**Rows from a dataset of charts and code**
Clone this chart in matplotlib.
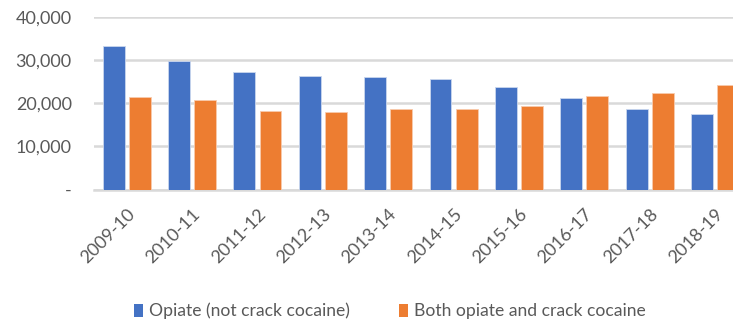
import numpy as np
import matplotlib.pyplot as plt
from matplotlib.patches import Patch
from matplotlib.ticker import FuncFormatter

plt.rcParams['font.family'] = ['Lato', 'DejaVu Sans']

years = ["2009-10", "2010-11", "2011-12", "2012-13", "2013-14",
         "2014-15", "2015-16", "2016-17", "2017-18", "2018-19"]
opiate_only = [33400, 29900, 27200, 26300, 26200, 25700, 23900, 21200, 18600, 17500]
opiate_crack = [21500, 20700, 18300, 17900, 18600, 18600, 19400, 21800, 22500, 24200]

blue = "#4472C4"
orange = "#ED7D31"
grey_text = "#595959"
grid_col = "#D9D9D9"

fig = plt.figure(figsize=(7.33, 3.24), dpi=100)
ax = fig.add_axes([0.1282, 0.415, 0.892, 0.532])

x = np.arange(len(years))
w = 0.335
ax.bar(x - 0.2, opiate_only, w, color=blue, edgecolor="#C9D6EE", linewidth=0.6, zorder=3)
ax.bar(x + 0.2, opiate_crack, w, color=orange, edgecolor="#F8CBAD", linewidth=0.6, zorder=3)

ax.set_xlim(-0.5, len(years) - 0.5)
ax.set_ylim(0, 40000)
ax.set_yticks([0, 10000, 20000, 30000, 40000])
ax.yaxis.set_major_formatter(FuncFormatter(lambda v, p: "-" if v == 0 else f"{int(v):,}"))
ax.yaxis.grid(True, color=grid_col, linewidth=1.8, zorder=0)
ax.set_axisbelow(True)

for s in ["top", "right", "left"]:
    ax.spines[s].set_visible(False)
ax.spines["bottom"].set_color(grid_col)
ax.spines["bottom"].set_linewidth(1.8)

ax.set_xticks(x)
ax.set_xticklabels(years, rotation=45, ha="right", rotation_mode="anchor")
ax.tick_params(axis="both", length=0, colors=grey_text, labelsize=13)
ax.tick_params(axis="y", pad=16)
ax.tick_params(axis="x", pad=12)

handles = [Patch(facecolor=blue), Patch(facecolor=orange)]
fig.legend(handles, ["Opiate (not crack cocaine)", "Both opiate and crack cocaine"],
           loc="center", bbox_to_anchor=(0.532, 0.04), ncol=2, frameon=False,
           fontsize=12.6, labelcolor=grey_text, handlelength=0.5, handleheight=0.8,
           handletextpad=0.35, columnspacing=2.8)

fig.savefig("out.png", dpi=100)
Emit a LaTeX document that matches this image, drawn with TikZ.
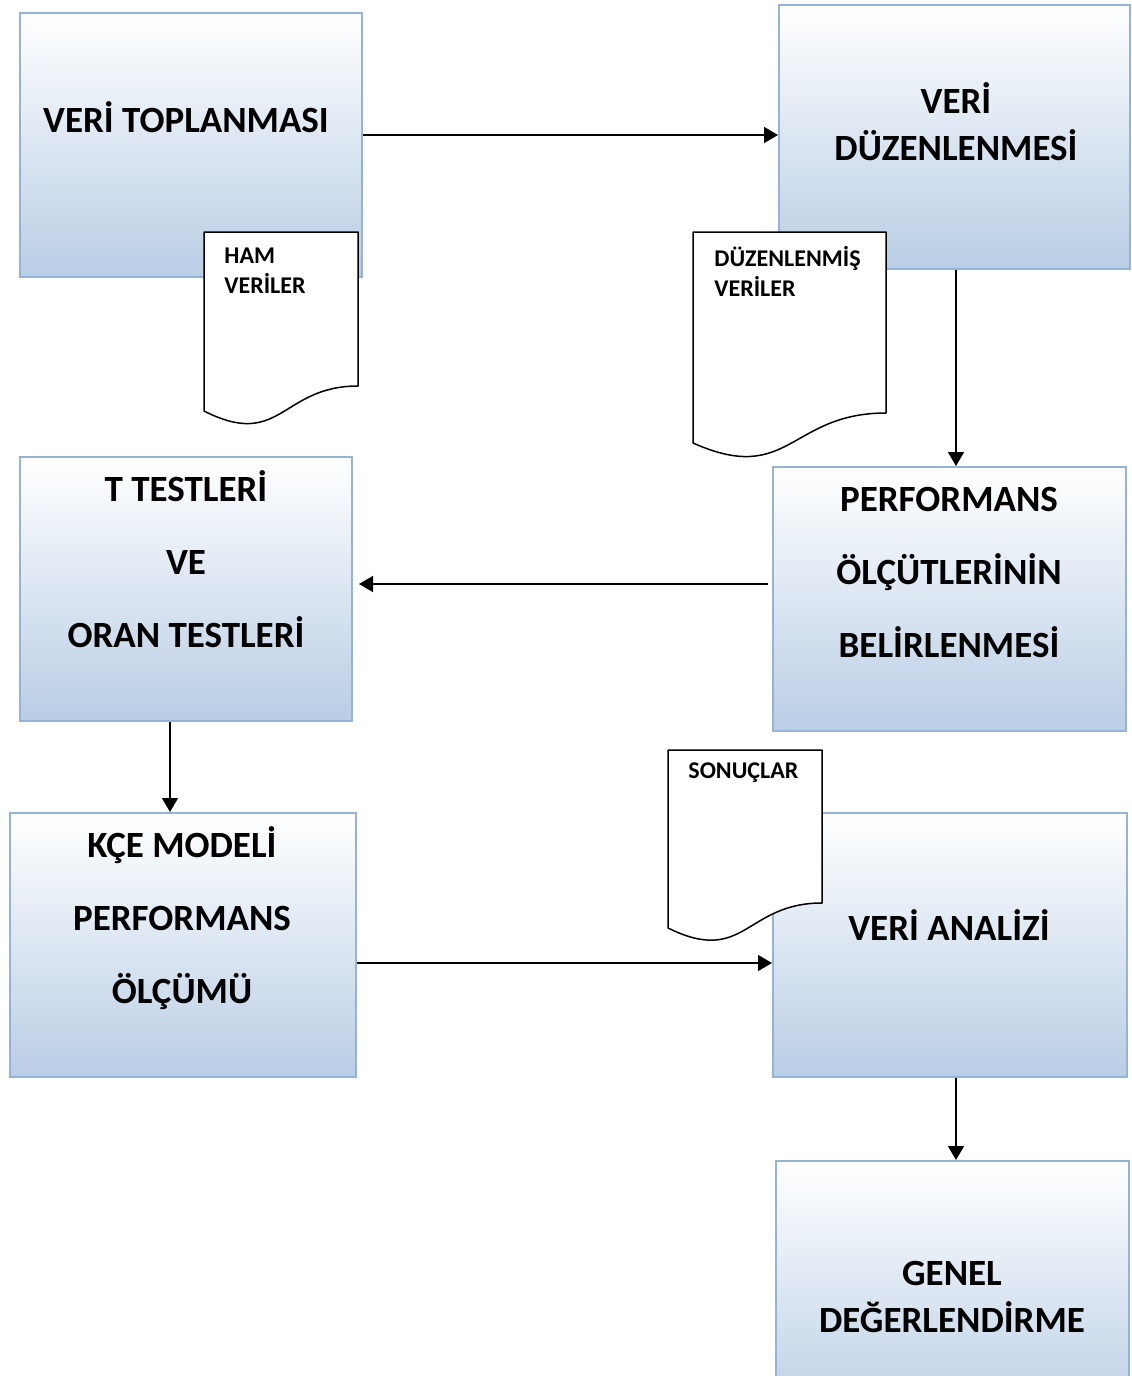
\documentclass[tikz,border=0pt]{standalone}
\usepackage{fontspec}
\setmainfont{Carlito}
\usetikzlibrary{arrows.meta}
\definecolor{boxedge}{RGB}{149,179,215}
\definecolor{boxfill}{RGB}{185,205,229}
\begin{document}
\begin{tikzpicture}[x=0.5pt,y=-0.5pt,
  box/.style={draw=boxedge, line width=1pt, top color=white, bottom color=boxfill,
    minimum height=132pt, inner sep=0pt},
  lbl/.style={font=\bfseries\fontsize{18.5}{23.5}\selectfont, align=center, inner sep=0pt},
  widelbl/.style={font=\bfseries\fontsize{18.5}{36.5}\selectfont, align=center, inner sep=0pt},
  doc/.style={draw=black, fill=white, line width=0.75pt, line join=round},
  doclbl/.style={font=\bfseries\fontsize{12}{15}\selectfont, align=left, inner sep=0pt, anchor=west},
  arrow/.style={-{Triangle[length=7pt,width=8pt]}, line width=0.8pt}]
\clip (0,0) rectangle (1131,1376);
\useasboundingbox (0,0) rectangle (1131,1376);
\fill[white] (0,0) rectangle (1131,1376);

% process boxes
\node[box, minimum width=171pt]   (b1) at (191,145)    {};
\node[box, minimum width=175.5pt] (b2) at (954.5,137)  {};
\node[box, minimum width=176.5pt] (b3) at (949.5,599)  {};
\node[box, minimum width=166pt]   (b4) at (186,589)    {};
\node[box, minimum width=173pt]   (b5) at (183,945)    {};
\node[box, minimum width=177pt]   (b6) at (950,945)    {};
\node[box, minimum width=176.5pt] (b7) at (952.5,1293) {};

% box titles
\node[lbl]     (t1) at (186,117) {VERİ TOPLANMASI};
\node[lbl]     (t2) at (956,122) {VERİ\\DÜZENLENMESİ};
\node[widelbl] (t3) at (949,572) {PERFORMANS\\ÖLÇÜTLERİNİN\\BELİRLENMESİ};
\node[widelbl] (t4) at (186,559) {T TESTLERİ\\VE\\ORAN TESTLERİ};
\node[widelbl] (t5) at (182,918) {KÇE MODELİ\\PERFORMANS\\ÖLÇÜMÜ};
\node[lbl]     (t6) at (949,925) {VERİ ANALİZİ};
\node[lbl]     (t7) at (952,1297) {GENEL\\DEĞERLENDİRME};

% document symbols (flowchart "document" outline)
\path[doc] (204,232) -- (358,232) -- (358,386)
  .. controls (281,386) and (281,450) .. (204,411) -- cycle;
\path[doc] (693,232) -- (886,232) -- (886,413)
  .. controls (789.5,413) and (789.5,486) .. (693,443) -- cycle;
\path[doc] (668,750) -- (822,750) -- (822,903)
  .. controls (745,903) and (745,966) .. (668,928) -- cycle;

\node[doclbl] (d1) at (224,271) {HAM\\VERİLER};
\node[doclbl] (d2) at (714,271) {DÜZENLENMİŞ\\VERİLER};
\node[doclbl] (d3) at (688,773) {SONUÇLAR};

% connectors
\coordinate (r1) at (0,135);
\coordinate (r3) at (0,584);
\coordinate (r5) at (0,963);
\coordinate (c2) at (956,0);
\coordinate (c4) at (170,0);

\draw[arrow] (b1.east |- r1) -- (b2.west |- r1);
\draw[arrow] (b2.south -| c2) -- (b3.north -| c2);
\draw[arrow, shorten <=2pt, shorten >=3pt] (b3.west |- r3) -- (b4.east |- r3);
\draw[arrow] (b4.south -| c4) -- (b5.north -| c4);
\draw[arrow] (b5.east |- r5) -- (b6.west |- r5);
\draw[arrow] (b6.south -| c2) -- (b7.north -| c2);
\end{tikzpicture}
\end{document}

**Your goal**
Repeat the lines above exactly, beginning with the one containing "Emit a LaTeX" and finishing with the one containing "(t7) at (952,1297)". No pictures belong in the copy.

**Result for this exercise**
Emit a LaTeX document that matches this image, drawn with TikZ.
\documentclass[tikz,border=0pt]{standalone}
\usepackage{fontspec}
\setmainfont{Carlito}
\usetikzlibrary{arrows.meta}
\definecolor{boxedge}{RGB}{149,179,215}
\definecolor{boxfill}{RGB}{185,205,229}
\begin{document}
\begin{tikzpicture}[x=0.5pt,y=-0.5pt,
  box/.style={draw=boxedge, line width=1pt, top color=white, bottom color=boxfill,
    minimum height=132pt, inner sep=0pt},
  lbl/.style={font=\bfseries\fontsize{18.5}{23.5}\selectfont, align=center, inner sep=0pt},
  widelbl/.style={font=\bfseries\fontsize{18.5}{36.5}\selectfont, align=center, inner sep=0pt},
  doc/.style={draw=black, fill=white, line width=0.75pt, line join=round},
  doclbl/.style={font=\bfseries\fontsize{12}{15}\selectfont, align=left, inner sep=0pt, anchor=west},
  arrow/.style={-{Triangle[length=7pt,width=8pt]}, line width=0.8pt}]
\clip (0,0) rectangle (1131,1376);
\useasboundingbox (0,0) rectangle (1131,1376);
\fill[white] (0,0) rectangle (1131,1376);

% process boxes
\node[box, minimum width=171pt]   (b1) at (191,145)    {};
\node[box, minimum width=175.5pt] (b2) at (954.5,137)  {};
\node[box, minimum width=176.5pt] (b3) at (949.5,599)  {};
\node[box, minimum width=166pt]   (b4) at (186,589)    {};
\node[box, minimum width=173pt]   (b5) at (183,945)    {};
\node[box, minimum width=177pt]   (b6) at (950,945)    {};
\node[box, minimum width=176.5pt] (b7) at (952.5,1293) {};

% box titles
\node[lbl]     (t1) at (186,117) {VERİ TOPLANMASI};
\node[lbl]     (t2) at (956,122) {VERİ\\DÜZENLENMESİ};
\node[widelbl] (t3) at (949,572) {PERFORMANS\\ÖLÇÜTLERİNİN\\BELİRLENMESİ};
\node[widelbl] (t4) at (186,559) {T TESTLERİ\\VE\\ORAN TESTLERİ};
\node[widelbl] (t5) at (182,918) {KÇE MODELİ\\PERFORMANS\\ÖLÇÜMÜ};
\node[lbl]     (t6) at (949,925) {VERİ ANALİZİ};
\node[lbl]     (t7) at (952,1297) {GENEL\\DEĞERLENDİRME};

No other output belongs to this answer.